At the Tche Tche café just 200 miles north in Aleppo, work was far from Ali Shwahni’s thoughts. He and his friends were smoking water pipes in a gray, cloud-filled room with three television monitors screening a British soccer game no one was watching. Rebels seized his family-owned textile factory, which he has not seen in almost three years, leaving him unemployed. “Our family has suffered, just like everyone else’s,” the 30-year-old said.

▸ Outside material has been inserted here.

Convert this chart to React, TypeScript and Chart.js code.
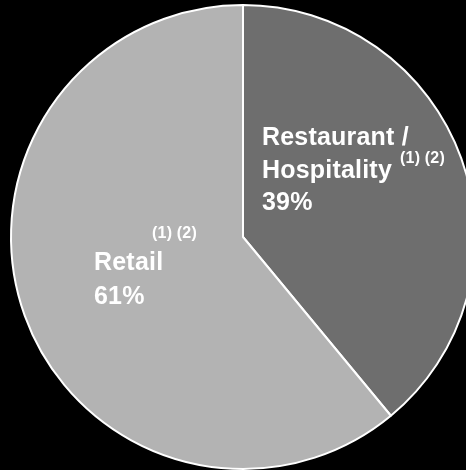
import React, { useEffect, useRef } from "react";
import { Chart, registerables } from "chart.js";

Chart.register(...registerables);

const categories = ["Restaurant / Hospitality", "Retail"];
const shares = [39, 61];
const sliceColors = ["#6e6e6e", "#b3b3b3"];
const labelLines = [["Restaurant /", "Hospitality", "39%"], ["Retail", "61%"]];
const footnote = "(1) (2)";

const FONT = '"Liberation Sans", Arial, sans-serif';

const labelPlugin = {
  id: "sliceLabels",
  afterDraw(chart: any) {
    const ctx = chart.ctx;
    const meta = chart.getDatasetMeta(0);
    const arc = meta.data[0];
    const cx = arc.x;
    const cy = arc.y;
    ctx.save();
    ctx.fillStyle = "#ffffff";
    ctx.textAlign = "left";
    ctx.textBaseline = "alphabetic";
    try { (ctx as any).letterSpacing = "0.2px"; } catch (e) {}
    // Restaurant / Hospitality
    ctx.font = `bold 25px ${FONT}`;
    const l0 = labelLines[0];
    const x0 = cx + 19;
    const b0 = [cy - 92, cy - 59, cy - 27];
    l0.forEach((t, i) => ctx.fillText(t, x0, b0[i]));
    ctx.font = `bold 16px ${FONT}`;
    ctx.fillText(footnote, cx + 157, cy - 74);
    // Retail
    ctx.font = `bold 25px ${FONT}`;
    const l1 = labelLines[1];
    const x1 = cx - 149;
    const b1 = [cy + 33, cy + 67];
    l1.forEach((t, i) => ctx.fillText(t, x1, b1[i]));
    ctx.font = `bold 16px ${FONT}`;
    ctx.fillText(footnote, cx - 91, cy + 1);
    ctx.restore();
  },
};

export default function App() {
  const ref = useRef<HTMLCanvasElement>(null);
  useEffect(() => {
    document.body.style.margin = "0";
    document.body.style.background = "#000";
    const chart = new Chart(ref.current!, {
      type: "pie",
      data: {
        labels: categories,
        datasets: [
          {
            data: shares,
            backgroundColor: sliceColors,
            borderColor: "#ffffff",
            borderWidth: 2,
          },
        ],
      },
      options: {
        responsive: false,
        animation: false,
        radius: 232,
        layout: { padding: 0 },
        plugins: { legend: { display: false }, tooltip: { enabled: false } },
      },
      plugins: [labelPlugin],
    });
    return () => chart.destroy();
  }, []);
  return (
    <div
      style={{
        position: "fixed",
        left: 0,
        top: 0,
        width: 466,
        height: 470,
        overflow: "hidden",
        background: "#000",
      }}
    >
      <canvas ref={ref} width={486} height={474} style={{ display: "block" }} />
    </div>
  );
}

Regional rivalry among Syria’s four major cities has historically plagued the country, inhibiting the growth of a sense of national identity in the country. But it is the competition between Damascus and Aleppo, both of which have staked a claim to be Syria’s leading city, that has been most contentious. Though Damascus is the capital, Aleppo was Syria’s largest city before the war and its commercial hub. Before the Baath Party ended parliamentary democracy in 1963, each city had its own political party; rivalries between the Muslim Brotherhood’s Aleppo and Damascus factions, meanwhile, sparked an internecine conflict in the 1960s and 1970s that decimated the organization. According to a Catholic archbishop cited in U.S. diplomatic cables released by WikiLeaks, Damascus’s Sunnis even refused to accept the country’s most senior Muslim cleric because he hails from Aleppo.